◆ Recorded information
↓

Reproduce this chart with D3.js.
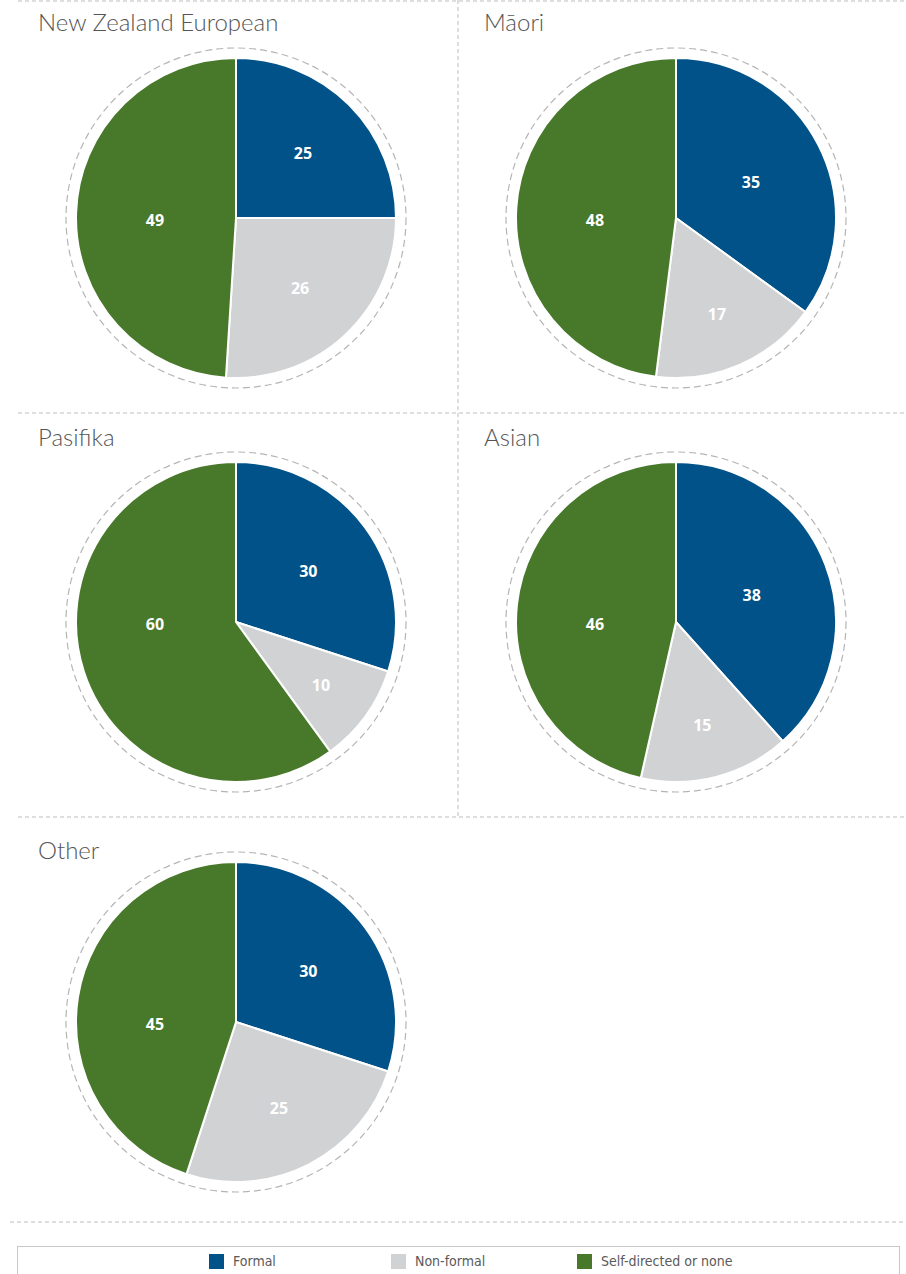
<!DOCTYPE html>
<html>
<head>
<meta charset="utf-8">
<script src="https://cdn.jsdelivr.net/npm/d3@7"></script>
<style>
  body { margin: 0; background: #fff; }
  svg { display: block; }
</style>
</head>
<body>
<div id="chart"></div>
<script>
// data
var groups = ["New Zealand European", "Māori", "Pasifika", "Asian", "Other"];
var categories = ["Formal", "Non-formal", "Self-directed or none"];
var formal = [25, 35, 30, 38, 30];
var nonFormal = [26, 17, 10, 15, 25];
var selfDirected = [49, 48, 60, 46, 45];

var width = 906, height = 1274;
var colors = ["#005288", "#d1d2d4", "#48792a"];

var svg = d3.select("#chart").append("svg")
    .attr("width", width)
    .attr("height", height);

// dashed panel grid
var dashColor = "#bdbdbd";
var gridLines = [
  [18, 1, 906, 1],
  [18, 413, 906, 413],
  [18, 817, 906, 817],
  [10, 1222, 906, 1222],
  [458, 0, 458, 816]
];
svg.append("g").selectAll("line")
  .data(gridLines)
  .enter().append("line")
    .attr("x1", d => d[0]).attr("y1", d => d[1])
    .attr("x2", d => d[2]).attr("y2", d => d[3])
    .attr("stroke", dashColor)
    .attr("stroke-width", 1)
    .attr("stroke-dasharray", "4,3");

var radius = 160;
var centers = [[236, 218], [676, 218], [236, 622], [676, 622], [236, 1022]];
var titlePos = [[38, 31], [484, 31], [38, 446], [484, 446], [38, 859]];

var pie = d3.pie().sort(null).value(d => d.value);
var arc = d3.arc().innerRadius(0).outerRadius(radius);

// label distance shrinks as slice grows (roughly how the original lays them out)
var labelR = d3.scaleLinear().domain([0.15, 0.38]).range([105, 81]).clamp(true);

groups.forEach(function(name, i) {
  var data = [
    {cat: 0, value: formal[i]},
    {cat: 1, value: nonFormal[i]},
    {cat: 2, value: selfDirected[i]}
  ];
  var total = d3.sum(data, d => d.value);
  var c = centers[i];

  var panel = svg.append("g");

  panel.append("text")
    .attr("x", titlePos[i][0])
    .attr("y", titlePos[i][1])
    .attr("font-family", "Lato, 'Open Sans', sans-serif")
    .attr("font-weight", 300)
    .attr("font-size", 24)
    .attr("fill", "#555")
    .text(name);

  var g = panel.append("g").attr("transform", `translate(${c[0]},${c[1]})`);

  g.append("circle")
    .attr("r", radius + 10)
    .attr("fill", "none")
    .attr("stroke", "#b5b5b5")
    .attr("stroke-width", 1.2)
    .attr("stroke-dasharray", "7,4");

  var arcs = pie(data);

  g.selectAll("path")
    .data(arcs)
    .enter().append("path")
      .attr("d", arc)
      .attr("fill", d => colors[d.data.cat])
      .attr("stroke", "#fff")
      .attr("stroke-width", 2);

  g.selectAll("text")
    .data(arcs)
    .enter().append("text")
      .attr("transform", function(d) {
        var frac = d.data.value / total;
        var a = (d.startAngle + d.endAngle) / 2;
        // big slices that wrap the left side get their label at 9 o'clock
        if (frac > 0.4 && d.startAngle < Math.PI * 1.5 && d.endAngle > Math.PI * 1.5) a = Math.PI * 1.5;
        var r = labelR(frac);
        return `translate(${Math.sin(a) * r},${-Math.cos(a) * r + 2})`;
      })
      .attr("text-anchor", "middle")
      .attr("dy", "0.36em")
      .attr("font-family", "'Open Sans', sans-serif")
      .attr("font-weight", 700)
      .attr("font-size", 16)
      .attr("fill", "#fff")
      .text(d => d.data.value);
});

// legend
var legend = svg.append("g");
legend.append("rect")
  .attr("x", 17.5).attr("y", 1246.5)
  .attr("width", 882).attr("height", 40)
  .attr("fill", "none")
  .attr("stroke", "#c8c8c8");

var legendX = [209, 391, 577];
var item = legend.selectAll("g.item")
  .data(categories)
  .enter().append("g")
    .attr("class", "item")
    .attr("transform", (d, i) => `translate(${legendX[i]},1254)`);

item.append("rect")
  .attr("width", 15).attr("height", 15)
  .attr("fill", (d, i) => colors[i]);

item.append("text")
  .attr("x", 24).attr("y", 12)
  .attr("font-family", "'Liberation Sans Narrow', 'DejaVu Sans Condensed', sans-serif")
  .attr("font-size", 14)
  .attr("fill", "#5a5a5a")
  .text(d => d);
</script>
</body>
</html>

↑

◆ Exercise details
All the lines above are to be given again exactly as they read, with the pictures removed.

◆ Written solution
Reproduce this chart with D3.js.
<!DOCTYPE html>
<html>
<head>
<meta charset="utf-8">
<script src="https://cdn.jsdelivr.net/npm/d3@7"></script>
<style>
  body { margin: 0; background: #fff; }
  svg { display: block; }
</style>
</head>
<body>
<div id="chart"></div>
<script>
// data
var groups = ["New Zealand European", "Māori", "Pasifika", "Asian", "Other"];
var categories = ["Formal", "Non-formal", "Self-directed or none"];
var formal = [25, 35, 30, 38, 30];
var nonFormal = [26, 17, 10, 15, 25];
var selfDirected = [49, 48, 60, 46, 45];

var width = 906, height = 1274;
var colors = ["#005288", "#d1d2d4", "#48792a"];

var svg = d3.select("#chart").append("svg")
    .attr("width", width)
    .attr("height", height);

// dashed panel grid
var dashColor = "#bdbdbd";
var gridLines = [
  [18, 1, 906, 1],
  [18, 413, 906, 413],
  [18, 817, 906, 817],
  [10, 1222, 906, 1222],
  [458, 0, 458, 816]
];
svg.append("g").selectAll("line")
  .data(gridLines)
  .enter().append("line")
    .attr("x1", d => d[0]).attr("y1", d => d[1])
    .attr("x2", d => d[2]).attr("y2", d => d[3])
    .attr("stroke", dashColor)
    .attr("stroke-width", 1)
    .attr("stroke-dasharray", "4,3");

var radius = 160;
var centers = [[236, 218], [676, 218], [236, 622], [676, 622], [236, 1022]];
var titlePos = [[38, 31], [484, 31], [38, 446], [484, 446], [38, 859]];

var pie = d3.pie().sort(null).value(d => d.value);
var arc = d3.arc().innerRadius(0).outerRadius(radius);

// label distance shrinks as slice grows (roughly how the original lays them out)
var labelR = d3.scaleLinear().domain([0.15, 0.38]).range([105, 81]).clamp(true);

groups.forEach(function(name, i) {
  var data = [
    {cat: 0, value: formal[i]},
    {cat: 1, value: nonFormal[i]},
    {cat: 2, value: selfDirected[i]}
  ];
  var total = d3.sum(data, d => d.value);
  var c = centers[i];

  var panel = svg.append("g");

  panel.append("text")
    .attr("x", titlePos[i][0])
    .attr("y", titlePos[i][1])
    .attr("font-family", "Lato, 'Open Sans', sans-serif")
    .attr("font-weight", 300)
    .attr("font-size", 24)
    .attr("fill", "#555")
    .text(name);

  var g = panel.append("g").attr("transform", `translate(${c[0]},${c[1]})`);

  g.append("circle")
    .attr("r", radius + 10)
    .attr("fill", "none")
    .attr("stroke", "#b5b5b5")
    .attr("stroke-width", 1.2)
    .attr("stroke-dasharray", "7,4");

  var arcs = pie(data);

  g.selectAll("path")
    .data(arcs)
    .enter().append("path")
      .attr("d", arc)
      .attr("fill", d => colors[d.data.cat])
      .attr("stroke", "#fff")
      .attr("stroke-width", 2);

  g.selectAll("text")
    .data(arcs)
    .enter().append("text")
      .attr("transform", function(d) {
        var frac = d.data.value / total;
        var a = (d.startAngle + d.endAngle) / 2;
        // big slices that wrap the left side get their label at 9 o'clock
        if (frac > 0.4 && d.startAngle < Math.PI * 1.5 && d.endAngle > Math.PI * 1.5) a = Math.PI * 1.5;
        var r = labelR(frac);
        return `translate(${Math.sin(a) * r},${-Math.cos(a) * r + 2})`;
      })
      .attr("text-anchor", "middle")
      .attr("dy", "0.36em")
      .attr("font-family", "'Open Sans', sans-serif")
      .attr("font-weight", 700)
      .attr("font-size", 16)
      .attr("fill", "#fff")
      .text(d => d.data.value);
});

// legend
var legend = svg.append("g");
legend.append("rect")
  .attr("x", 17.5).attr("y", 1246.5)
  .attr("width", 882).attr("height", 40)
  .attr("fill", "none")
  .attr("stroke", "#c8c8c8");

var legendX = [209, 391, 577];
var item = legend.selectAll("g.item")
  .data(categories)
  .enter().append("g")
    .attr("class", "item")
    .attr("transform", (d, i) => `translate(${legendX[i]},1254)`);

item.append("rect")
  .attr("width", 15).attr("height", 15)
  .attr("fill", (d, i) => colors[i]);

item.append("text")
  .attr("x", 24).attr("y", 12)
  .attr("font-family", "'Liberation Sans Narrow', 'DejaVu Sans Condensed', sans-serif")
  .attr("font-size", 14)
  .attr("fill", "#5a5a5a")
  .text(d => d);
</script>
</body>
</html>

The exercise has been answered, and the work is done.